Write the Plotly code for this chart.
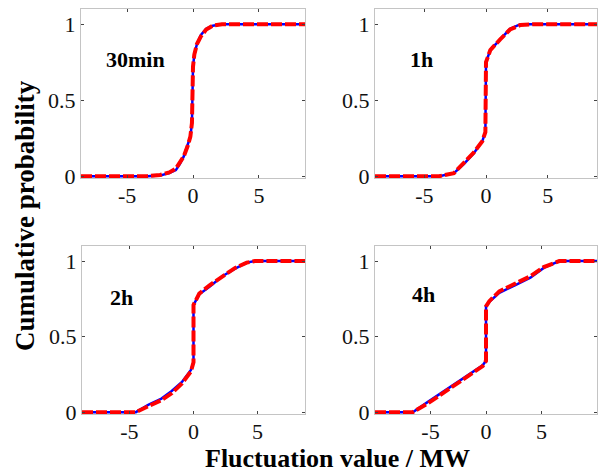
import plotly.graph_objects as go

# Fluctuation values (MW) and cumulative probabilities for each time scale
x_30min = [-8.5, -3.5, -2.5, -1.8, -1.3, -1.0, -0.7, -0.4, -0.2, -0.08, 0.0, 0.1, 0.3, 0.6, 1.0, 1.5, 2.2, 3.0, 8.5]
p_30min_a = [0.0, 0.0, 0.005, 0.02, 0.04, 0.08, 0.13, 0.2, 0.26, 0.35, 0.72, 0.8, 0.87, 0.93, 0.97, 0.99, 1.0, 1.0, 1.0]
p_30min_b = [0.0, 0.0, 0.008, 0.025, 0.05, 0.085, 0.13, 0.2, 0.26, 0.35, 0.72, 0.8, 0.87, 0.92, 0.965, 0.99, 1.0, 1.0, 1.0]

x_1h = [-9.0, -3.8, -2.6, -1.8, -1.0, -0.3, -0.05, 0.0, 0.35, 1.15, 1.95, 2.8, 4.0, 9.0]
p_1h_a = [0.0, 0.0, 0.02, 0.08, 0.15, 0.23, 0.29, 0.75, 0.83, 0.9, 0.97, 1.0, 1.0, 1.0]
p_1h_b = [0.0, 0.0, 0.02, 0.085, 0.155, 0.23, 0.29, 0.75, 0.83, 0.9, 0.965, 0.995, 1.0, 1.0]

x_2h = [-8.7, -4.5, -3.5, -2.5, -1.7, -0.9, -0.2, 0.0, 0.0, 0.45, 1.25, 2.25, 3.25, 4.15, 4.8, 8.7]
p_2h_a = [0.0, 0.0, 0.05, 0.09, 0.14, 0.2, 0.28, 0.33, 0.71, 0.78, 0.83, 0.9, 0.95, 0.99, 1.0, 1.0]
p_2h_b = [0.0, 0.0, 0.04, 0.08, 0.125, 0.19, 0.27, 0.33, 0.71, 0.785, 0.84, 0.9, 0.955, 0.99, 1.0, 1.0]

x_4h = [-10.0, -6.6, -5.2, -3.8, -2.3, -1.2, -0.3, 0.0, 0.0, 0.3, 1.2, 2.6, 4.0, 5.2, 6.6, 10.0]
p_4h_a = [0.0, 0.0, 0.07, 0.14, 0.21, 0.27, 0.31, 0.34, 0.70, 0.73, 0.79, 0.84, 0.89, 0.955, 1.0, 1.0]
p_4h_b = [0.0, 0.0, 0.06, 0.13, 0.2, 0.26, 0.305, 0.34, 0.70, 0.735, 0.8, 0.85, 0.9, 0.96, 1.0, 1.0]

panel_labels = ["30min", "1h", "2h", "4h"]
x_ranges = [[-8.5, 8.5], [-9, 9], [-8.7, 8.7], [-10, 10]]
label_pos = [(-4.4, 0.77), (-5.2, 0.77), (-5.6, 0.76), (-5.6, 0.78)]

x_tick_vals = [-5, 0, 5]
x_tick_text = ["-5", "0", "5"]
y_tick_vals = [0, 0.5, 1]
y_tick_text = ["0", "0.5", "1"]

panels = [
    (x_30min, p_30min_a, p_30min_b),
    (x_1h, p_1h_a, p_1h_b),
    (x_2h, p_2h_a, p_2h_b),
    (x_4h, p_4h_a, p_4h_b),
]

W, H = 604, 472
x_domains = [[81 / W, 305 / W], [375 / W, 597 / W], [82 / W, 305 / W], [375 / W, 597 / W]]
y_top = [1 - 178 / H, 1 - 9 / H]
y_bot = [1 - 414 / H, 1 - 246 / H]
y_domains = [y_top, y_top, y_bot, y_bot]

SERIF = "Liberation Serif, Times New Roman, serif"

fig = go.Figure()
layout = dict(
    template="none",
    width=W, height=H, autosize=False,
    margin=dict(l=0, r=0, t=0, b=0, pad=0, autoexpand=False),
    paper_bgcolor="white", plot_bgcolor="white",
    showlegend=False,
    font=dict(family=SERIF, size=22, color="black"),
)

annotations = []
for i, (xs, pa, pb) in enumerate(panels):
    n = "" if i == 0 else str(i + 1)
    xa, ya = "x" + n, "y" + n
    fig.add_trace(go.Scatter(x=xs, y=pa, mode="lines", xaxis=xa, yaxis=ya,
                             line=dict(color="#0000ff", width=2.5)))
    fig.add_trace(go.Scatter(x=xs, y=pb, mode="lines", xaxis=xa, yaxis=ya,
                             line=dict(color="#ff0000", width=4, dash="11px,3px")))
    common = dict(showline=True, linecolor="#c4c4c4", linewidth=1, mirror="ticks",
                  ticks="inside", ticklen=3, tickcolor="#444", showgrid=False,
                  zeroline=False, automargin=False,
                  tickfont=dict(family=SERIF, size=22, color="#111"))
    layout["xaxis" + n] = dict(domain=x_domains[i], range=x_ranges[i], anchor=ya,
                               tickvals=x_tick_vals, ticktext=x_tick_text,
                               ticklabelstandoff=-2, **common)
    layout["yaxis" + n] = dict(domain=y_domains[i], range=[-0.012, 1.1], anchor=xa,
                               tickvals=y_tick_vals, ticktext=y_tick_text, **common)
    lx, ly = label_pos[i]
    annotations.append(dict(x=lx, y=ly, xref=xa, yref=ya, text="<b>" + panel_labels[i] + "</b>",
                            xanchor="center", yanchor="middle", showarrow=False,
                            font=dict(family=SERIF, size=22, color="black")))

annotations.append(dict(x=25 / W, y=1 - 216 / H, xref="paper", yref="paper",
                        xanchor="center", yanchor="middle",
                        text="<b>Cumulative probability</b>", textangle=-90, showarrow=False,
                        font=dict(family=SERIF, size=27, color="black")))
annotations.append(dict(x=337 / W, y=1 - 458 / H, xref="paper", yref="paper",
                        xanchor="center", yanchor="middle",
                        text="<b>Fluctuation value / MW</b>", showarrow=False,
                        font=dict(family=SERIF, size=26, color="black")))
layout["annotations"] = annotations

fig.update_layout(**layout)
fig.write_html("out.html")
......
• _Aim of the task_: Transcribe the opening line of the listing above, please, and every line after it through the line with "0.965, 0.99, 1.0, 1.0, 1.0]", word for word, without pictures.

• _Reply_:
Write the Plotly code for this chart.
import plotly.graph_objects as go

# Fluctuation values (MW) and cumulative probabilities for each time scale
x_30min = [-8.5, -3.5, -2.5, -1.8, -1.3, -1.0, -0.7, -0.4, -0.2, -0.08, 0.0, 0.1, 0.3, 0.6, 1.0, 1.5, 2.2, 3.0, 8.5]
p_30min_a = [0.0, 0.0, 0.005, 0.02, 0.04, 0.08, 0.13, 0.2, 0.26, 0.35, 0.72, 0.8, 0.87, 0.93, 0.97, 0.99, 1.0, 1.0, 1.0]
p_30min_b = [0.0, 0.0, 0.008, 0.025, 0.05, 0.085, 0.13, 0.2, 0.26, 0.35, 0.72, 0.8, 0.87, 0.92, 0.965, 0.99, 1.0, 1.0, 1.0]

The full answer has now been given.